İmamoğlu'na Destek Veren Sanatçılara Yasak mı Geldi? Şok İddia!
Kültür ve Turizm Bakanlığı'nın, İstanbul Büyükşehir Belediye (İBB) Başkanı Ekrem İmamoğlu'nun tutuklanmasına tepki gösteren sanatçılara yönelik bir yasak uyguladığı iddiası, sanat dünyasında büyük yankı uyandırdı. İddiaya göre, Bakanlık, aralarında ünlü isimlerin de bulunduğu bir çok sanatçının antik kent tiyatrolarında konser vermesini engelledi.
Yasak İddiasının Detayları Neler?
İddialara göre, Kültür ve Turizm Bakanlığı, her yaz düzenlenen 'Antik Tiyatro Konserleri' için organizasyon firmalarıyla aylar öncesinden anlaşmaya vardı. Ancak, 19 Mart'ta Ekrem İmamoğlu'nun tutuklanması ve sonrasında yaşanan gelişmeler, Bakanlığın konser planlamasında değişikliğe gitmesine neden oldu.
Onlar TV'den Timur Soykan'ın haberine göre, İmamoğlu'na destek veren sanatçılar, Bakanlığın kara listesine alındı. Bakanlık yetkilileri, organizasyon firmalarını arayarak söz konusu sanatçıların konserlerinin iptal edilmesini ve yerlerinin başka sanatçılarla doldurulmasını istedi. Aksi takdirde, Efes ve Aspendos Antik Tiyatrosu'nda düzenlenecek konser etkinlikleri için izin verilmeyeceği belirtildi.
Soykan'ın iddiasına göre Bakanlık, aralarında Yalın, Sertap Erener, Melek Mosso, Mabel Matiz, Cem Adrian, Melike Şahin, Gülşen ve Hadise gibi ünlü isimlerin yer aldığı bir sansür listesi oluşturdu.
Hangi Sanatçılar Destek Paylaşımı Yapmıştı?
İddialara konu olan yasak kararının ardından, hangi sanatçıların İmamoğlu'na destek verdiği de merak konusu oldu. İşte bazı örnekler:
- Yalın: İBB Başkanı Ekrem İmamoğlu'nun tutuklanmasının ardından CHP'nin kurduğu dayanışma sandıklarına giderek oy verdiğini açıklamış ve "Demokrasi, herkese eşit hukuk ve adalet için dün dayanışma sandığına gittim. Tekrar tekrar söylemeli; Egemenlik kayıtsız şartsız milletindir" ifadelerini kullanmıştı.

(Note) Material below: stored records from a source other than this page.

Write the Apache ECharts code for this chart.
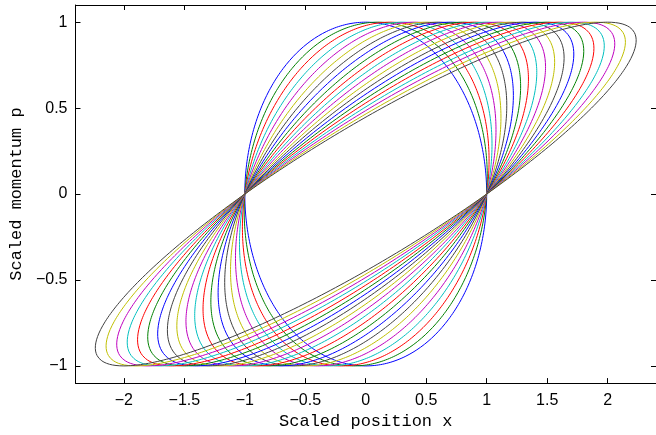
<!DOCTYPE html>
<html>
<head>
<meta charset="utf-8">
<script src="https://cdn.jsdelivr.net/npm/echarts@6/dist/echarts.min.js"></script>
<style>
  html, body { margin: 0; padding: 0; background: #fff; }
  #chart { width: 656px; height: 435px; }
</style>
</head>
<body>
<div id="chart"></div>
<script>
// shear of each curve, read from where it touches p = 1
const shears = [0, 0.1, 0.2, 0.3, 0.4, 0.5, 0.6, 0.7, 0.8, 0.9, 1.0,
  1.1, 1.2, 1.3, 1.4, 1.5, 1.6, 1.7, 1.8, 1.9, 2.0];
const colors = ['#0000ff', '#008000', '#ff0000', '#00bfbf', '#bf00bf', '#bfbf00', '#404040'];
const xTicks = [-2, -1.5, -1, -0.5, 0, 0.5, 1, 1.5, 2];
const yTicks = [-1, -0.5, 0, 0.5, 1];

// each curve is the unit circle sheared along x: x = cos t + s sin t, p = sin t
const curve = (s) => {
  const pts = [];
  const n = 360;
  for (let i = 0; i <= n; i++) {
    const t = (i / n) * 2 * Math.PI;
    pts.push([Math.cos(t) + s * Math.sin(t), Math.sin(t)]);
  }
  return pts;
};

const fmt = (v) => String(v).replace('-', '\u2212');
const tickStyle = { show: true, inside: true, length: 5, lineStyle: { color: '#000' } };
const lineStyle = { show: true, onZero: false, lineStyle: { color: '#000', width: 1 } };

const chart = echarts.init(document.getElementById('chart'));
chart.setOption({
  animation: false,
  grid: { left: 74, top: 5, width: 585, height: 381 },
  xAxis: [
    {
      type: 'value', min: -2.4, max: 2.4,
      axisLine: lineStyle,
      axisTick: { ...tickStyle, customValues: xTicks },
      axisLabel: {
        customValues: xTicks, formatter: fmt, margin: 9,
        color: '#000', fontSize: 16, fontFamily: 'Liberation Sans',
      },
      splitLine: { show: false },
      name: 'Scaled position x', nameLocation: 'middle', nameGap: 27,
      nameTextStyle: { color: '#000', fontSize: 17, fontFamily: 'Liberation Mono' },
    },
    {
      type: 'value', min: -2.4, max: 2.4, position: 'top',
      axisLine: lineStyle,
      axisTick: { ...tickStyle, customValues: xTicks },
      axisLabel: { show: false },
      splitLine: { show: false },
    },
  ],
  yAxis: [
    {
      type: 'value', min: -1.1, max: 1.1,
      axisLine: lineStyle,
      axisTick: { ...tickStyle, customValues: yTicks },
      axisLabel: {
        customValues: yTicks, formatter: fmt, margin: 8,
        color: '#000', fontSize: 16, fontFamily: 'Liberation Sans',
      },
      splitLine: { show: false },
      name: 'Scaled momentum p', nameLocation: 'middle', nameGap: 46,
      nameTextStyle: { color: '#000', fontSize: 17, fontFamily: 'Liberation Mono' },
    },
    {
      type: 'value', min: -1.1, max: 1.1, position: 'right',
      axisLine: lineStyle,
      axisTick: { ...tickStyle, customValues: yTicks },
      axisLabel: { show: false },
      splitLine: { show: false },
    },
  ],
  series: shears.map((s, i) => ({
    type: 'line',
    data: curve(s),
    showSymbol: false,
    silent: true,
    lineStyle: { color: colors[i % colors.length], width: 1 },
  })),
});
</script>
</body>
</html>
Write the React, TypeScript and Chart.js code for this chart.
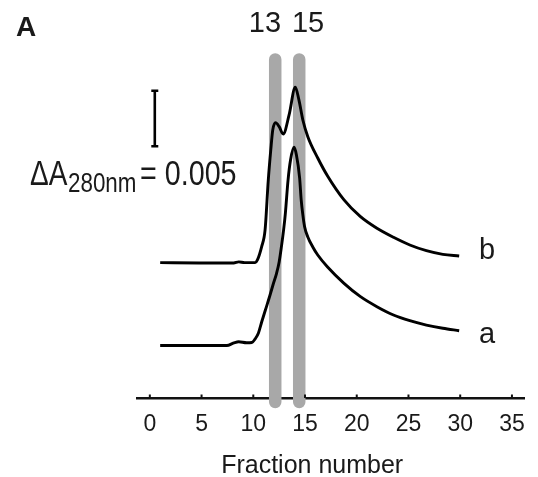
import React, { useEffect, useRef } from 'react';
import { Chart, registerables } from 'chart.js';

Chart.register(...registerables);

// Fraction-number ticks
const xTicks = [0, 5, 10, 15, 20, 25, 30, 35];
const xTitle = 'Fraction number';

// Curve b (upper trace), absorbance offset in mAU (ΔA x 1000)
const curveBx = [1.0, 4.77, 8.11, 8.59, 9.16, 10.18, 10.4, 10.81, 11.14, 11.45, 11.69, 11.88, 12.15, 12.5, 12.89, 13.46, 14.06, 14.41, 14.79, 15.27, 16.23, 17.18, 18.77, 20.36, 21.95, 23.55, 25.13, 26.73, 28.32, 29.9];
const curveBy = [12.17, 12.14, 12.14, 12.24, 12.17, 12.17, 12.41, 13.61, 15.11, 19.6, 22.3, 24.1, 24.76, 24.4, 23.74, 25.45, 27.94, 26.8, 25.0, 23.5, 21.58, 19.96, 17.81, 16.3, 15.26, 14.45, 13.76, 13.25, 12.92, 12.77];

// Curve a (lower trace)
const curveAx = [1.0, 4.77, 7.44, 8.11, 8.59, 9.35, 9.86, 10.18, 10.5, 10.81, 11.17, 11.62, 11.93, 12.25, 12.5, 12.72, 12.93, 13.1, 13.36, 13.6, 13.94, 14.17, 14.48, 14.63, 14.79, 14.96, 15.27, 15.75, 16.23, 17.18, 18.77, 20.36, 21.95, 23.55, 25.13, 26.73, 28.32, 29.9];
const curveAy = [4.72, 4.72, 4.72, 4.95, 5.06, 4.97, 4.99, 5.31, 5.85, 6.83, 7.91, 9.26, 10.25, 11.21, 12.23, 13.61, 15.11, 16.61, 19.6, 21.4, 22.54, 21.85, 19.78, 17.81, 16.46, 15.4, 14.48, 13.58, 12.86, 11.78, 10.31, 9.11, 8.21, 7.46, 6.95, 6.56, 6.27, 6.05];

// Highlighted fractions (gray bands) and their labels
const bandX = [12.12, 14.44];
const bandLabels = ['13', '15'];
const bandLabelX = [11.12, 15.3];
const bandRange = [-0.36, 30.44];

// Scale bar: ΔA280nm = 0.005 -> 5 mAU
const scaleBarValue = 5;
const scaleBarBase = 22.63;
const scaleBarX = 0.48;

const curveLabels = ['b', 'a'];

const FAMILY = '"Liberation Sans", Arial, Helvetica, sans-serif';
const TEXT = '#1a1a1a';

function toPts(xs: number[], ys: number[]) {
  return xs.map((x, i) => ({ x, y: ys[i] }));
}

function drawText(ctx: CanvasRenderingContext2D, text: string, x: number, y: number, font: string, sx = 1, align: CanvasTextAlign = 'left') {
  ctx.save();
  ctx.translate(x, y);
  ctx.scale(sx, 1);
  ctx.font = font;
  ctx.textAlign = align;
  ctx.textBaseline = 'alphabetic';
  ctx.fillStyle = TEXT;
  ctx.fillText(text, 0, 0);
  ctx.restore();
}

const annotations = {
  id: 'annotations',
  afterDraw(chart: any) {
    const { ctx, scales } = chart;
    const xs = scales.x;
    const ys = scales.y;
    const area = chart.chartArea;
    ctx.save();
    // small tick marks pointing up from the axis
    ctx.strokeStyle = '#111';
    ctx.lineWidth = 2;
    xTicks.forEach((t) => {
      const px = xs.getPixelForValue(t);
      ctx.beginPath();
      ctx.moveTo(px, area.bottom);
      ctx.lineTo(px, area.bottom - 3.5);
      ctx.stroke();
    });
    // scale bar
    const bx = xs.getPixelForValue(scaleBarX);
    const y0 = ys.getPixelForValue(scaleBarBase);
    const y1 = ys.getPixelForValue(scaleBarBase + scaleBarValue);
    ctx.lineWidth = 2.6;
    ctx.strokeStyle = '#000';
    ctx.beginPath();
    ctx.moveTo(bx, y0);
    ctx.lineTo(bx, y1);
    ctx.moveTo(bx - 3.5, y0);
    ctx.lineTo(bx + 3.5, y0);
    ctx.moveTo(bx - 3.5, y1);
    ctx.lineTo(bx + 3.5, y1);
    ctx.stroke();
    ctx.restore();

    // panel letter
    drawText(ctx, 'A', 16, 36, `bold 28px ${FAMILY}`);
    // band labels
    bandLabels.forEach((lab, i) => {
      drawText(ctx, lab, xs.getPixelForValue(bandLabelX[i]), 32, `29px ${FAMILY}`, 1, 'center');
    });
    // scale bar legend
    drawText(ctx, '\u0394A', 30, 185, `35px ${FAMILY}`, 0.8);
    drawText(ctx, '280nm', 68, 192, `28px ${FAMILY}`, 0.8);
    drawText(ctx, '= 0.005', 140, 185, `35px ${FAMILY}`, 0.82);
    // curve labels
    drawText(ctx, curveLabels[0], 479, 258.5, `29px ${FAMILY}`);
    drawText(ctx, curveLabels[1], 479, 342.7, `29px ${FAMILY}`);
    // axis title
    drawText(ctx, xTitle, xs.getPixelForValue(15.69), 473, `25px ${FAMILY}`, 1, 'center');
  },
};

export default function App() {
  const ref = useRef<HTMLCanvasElement | null>(null);
  useEffect(() => {
    if (!ref.current) return;
    const bands = bandX.map((bx) => ({
      data: [
        { x: bx, y: bandRange[1] },
        { x: bx, y: bandRange[0] },
      ],
      borderColor: '#a8a8a8',
      borderWidth: 12.5,
      borderCapStyle: 'round' as const,
      pointRadius: 0,
      clip: false as any,
      order: 1,
    }));
    const chart = new Chart(ref.current, {
      type: 'line',
      data: {
        datasets: [
          {
            label: 'b',
            data: toPts(curveBx, curveBy),
            borderColor: '#000',
            borderWidth: 2.9,
            pointRadius: 0,
            cubicInterpolationMode: 'monotone',
            borderJoinStyle: 'round',
            fill: false,
            order: 0,
          },
          {
            label: 'a',
            data: toPts(curveAx, curveAy),
            borderColor: '#000',
            borderWidth: 2.9,
            pointRadius: 0,
            cubicInterpolationMode: 'monotone',
            borderJoinStyle: 'round',
            fill: false,
            order: 0,
          },
          ...bands,
        ] as any,
      },
      options: {
        animation: false,
        responsive: false,
        maintainAspectRatio: false,
        devicePixelRatio: 1,
        layout: { padding: { left: 137, right: 8, top: 40, bottom: 39 } },
        plugins: { legend: { display: false }, tooltip: { enabled: false } },
        scales: {
          x: {
            type: 'linear',
            min: -1.24,
            max: 36.27,
            afterBuildTicks: (s: any) => {
              s.ticks = xTicks.map((v) => ({ value: v }));
            },
            afterFit: (s: any) => {
              s.height = 40;
            },
            grid: { display: true, drawOnChartArea: false, drawTicks: false, lineWidth: 0 },
            border: { display: true, color: '#111', width: 2.6 },
            ticks: { padding: 13, font: { size: 23, family: FAMILY }, color: TEXT, maxRotation: 0, autoSkip: false },
          },
          y: { type: 'linear', display: false, min: 0, max: 32.19 },
        },
      },
      plugins: [annotations],
    });
    return () => chart.destroy();
  }, []);
  return (
    <div style={{ position: 'absolute', left: 0, top: 0, width: 538, height: 477, background: '#fff' }}>
      <canvas ref={ref} width={538} height={477} style={{ display: 'block', width: 538, height: 477 }} />
    </div>
  );
}
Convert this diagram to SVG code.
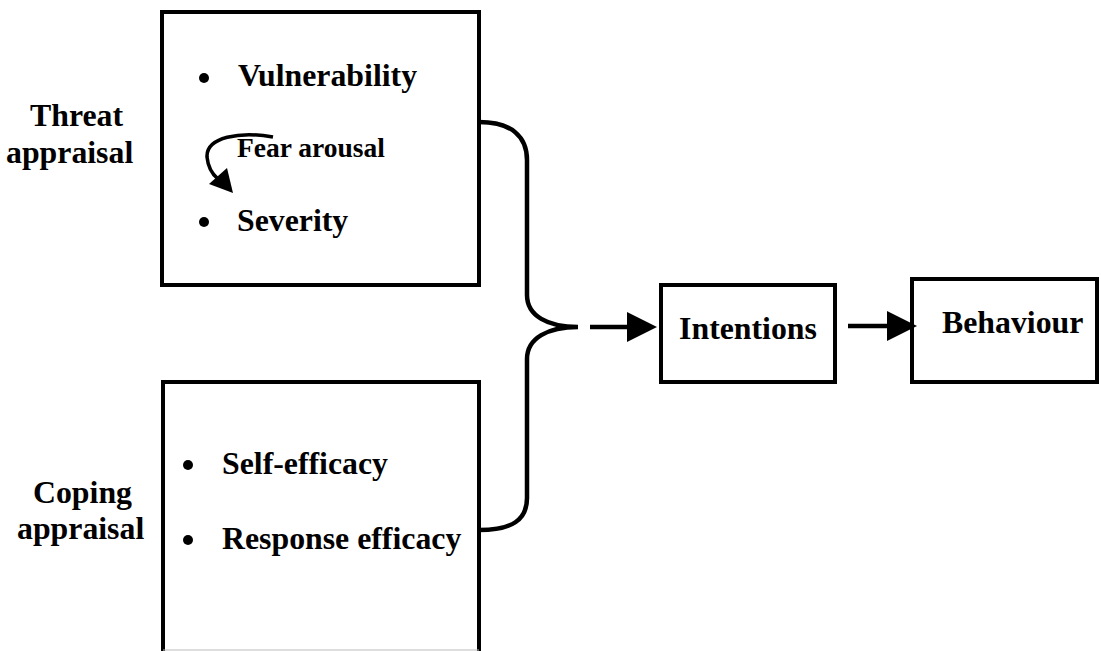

- Sertap Erener: İmamoğlu için imza vermeye gittiğini duyurmuş ve “Egemenlik kayıtsız şartsız milletindir. Seçimle gelen ancak seçimle gider.” şeklinde paylaşımda bulunmuştu.
Sanat Dünyası ve Kamuoyu Ne Diyor?
Bu iddialar, sanat dünyasında ve kamuoyunda büyük bir tartışma başlattı. Birçok kişi, sanatçıların ifade özgürlüğünün kısıtlandığını ve bu tür yasakların kabul edilemez olduğunu savunuyor. Diğer yandan, bazı kesimler ise devletin belirli kurallara uymayan sanatçılara karşı yaptırım uygulama hakkı olduğunu düşünüyor.
Bu türden sansür iddiaları, Türkiye'de sanat ve ifade özgürlüğü tartışmalarını yeniden alevlendiriyor. Sanatçıların politik görüşlerini ifade etmeleri ve bu görüşler nedeniyle cezalandırılmaları, demokrasinin temel ilkeleriyle çelişiyor. Kültür ve Turizm Bakanlığı'nın bu iddialara nasıl bir yanıt vereceği ve olayın nasıl sonuçlanacağı merakla bekleniyor. Unutulmamalıdır ki sanat, toplumun aynasıdır ve farklı seslerin özgürce duyulabildiği bir ortamda gelişir.